Why, Aragorn, of course. I fell in love with him years ago.


----------



## Elvenstar (Jul 29, 2006)

2 Starbrow
Wow! Interesting! 

I'd choose Finrod Felagund, because of his great wisdom and unlimited Estel. He knows the price of friendship and the power of the Force. Sometimes he does things nobody understands, but he knows his goals and they are absolutely objective (often, he's just a little bit smarter than others, who don't understand him).
But the main thing (for me) is that he can sacrifice himself and save his friend this way. It's important, IMHO.


----------



## Hobbit-GalRosie (Aug 3, 2006)

I was quite devided but I had to go with Finrod for mostly the same reasons as Elvenstar. But please, everyone remember that I'm in love with Elrond and as to where I'd actually prefer to be...well, there you go. And he'd be my close second choice regardless. He's very wise and selfless and all sorts of other good stuff, but I think he could be a wee bit blind and stubborn...largely because of his being an Elf at the end of the Third Age, I guess, they were all withdrawing pretty far from the real world at that point.


----------



## Shireman D (Aug 3, 2006)

Does it have to be a king?

I'd much rather be under the White Lady of Ithilien.


Eowyn [ought to] Rule OK!


----------



## Garwen (Aug 17, 2006)

Finarfin, because he was level headed during the debate between Feanor and Fingolfin when determining whether or not to leave the Blessed Realm. I would rather be ruled by an even tempered king.


----------



## Barliman Butterbur (Aug 17, 2006)

Elvenstar said:


> Well, if you would have a chance to choose the ruler, what would be your preference?...
> ... And why?



Aragorn, because of his wisdom, sincerity and experience. Aragorn in 2008!

Barley


----------



## Seregon (Oct 15, 2006)

Thranduil, no doubt. Most of his rule was peaceful, his kingdom was rich, and hidden, plus, even when his kingdom was under attack and assault, they were never wiped out or discovered, and eventually, Celeborn and Galadriel came there to sort it out. Lothlorien and Rivendell come in close, though.


----------



## Noldor_returned (Oct 15, 2006)

Interesting thread...well I wouldn't choose to have a ruler. I WOULD RULE!

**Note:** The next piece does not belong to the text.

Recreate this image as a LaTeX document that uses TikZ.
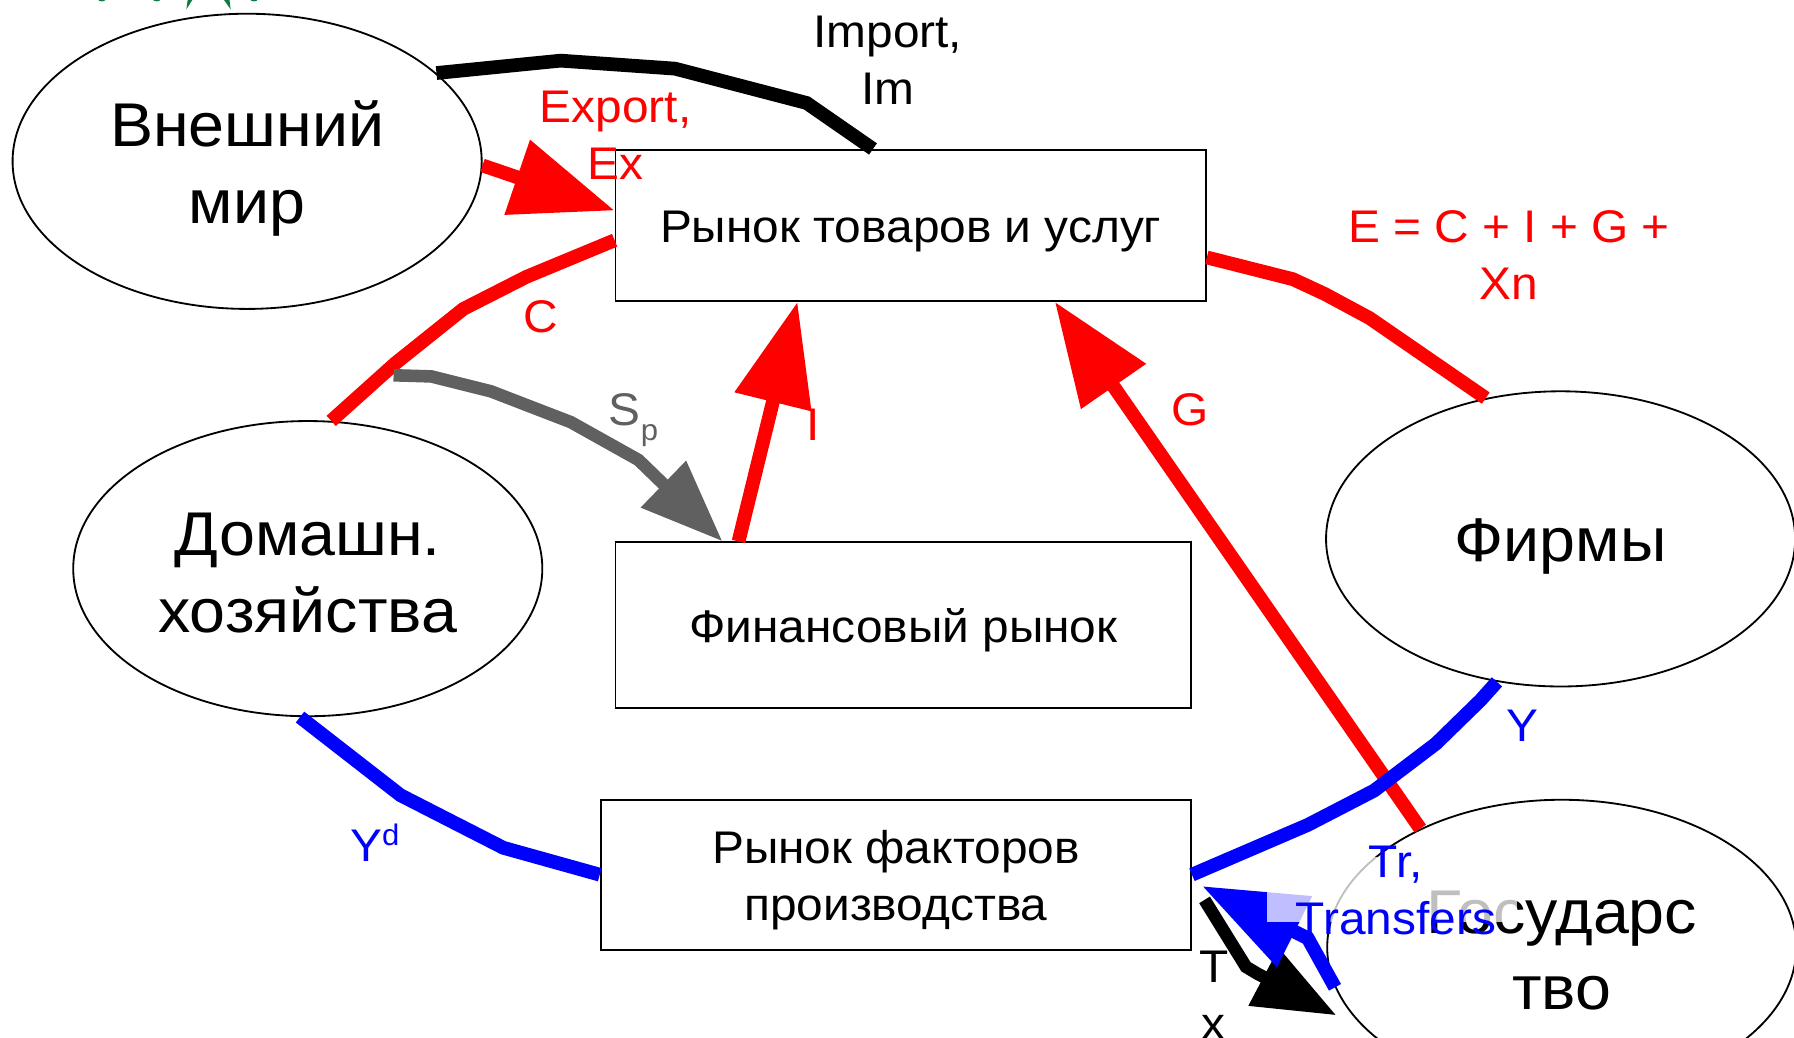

Nah, I chose Turgon. If he was my king, that would mean I'm in Gondolin, therefore safer than others.


----------



## elfgirl (Oct 15, 2006)

I chose Thranduil, for the sole reason of Legolas.

Shallow, much?


----------



## Varokhâr (Oct 15, 2006)

Noldor_returned said:


> Interesting thread...well I wouldn't choose to have a ruler. I WOULD RULE!
> 
> Nah, I chose Turgon. If he was my king, that would mean I'm in Gondolin, therefore safer than others.



Heh - either way, I'd do much the same. If I couldn't rule, I'd at least shack up in a place of great strength under a good ruler.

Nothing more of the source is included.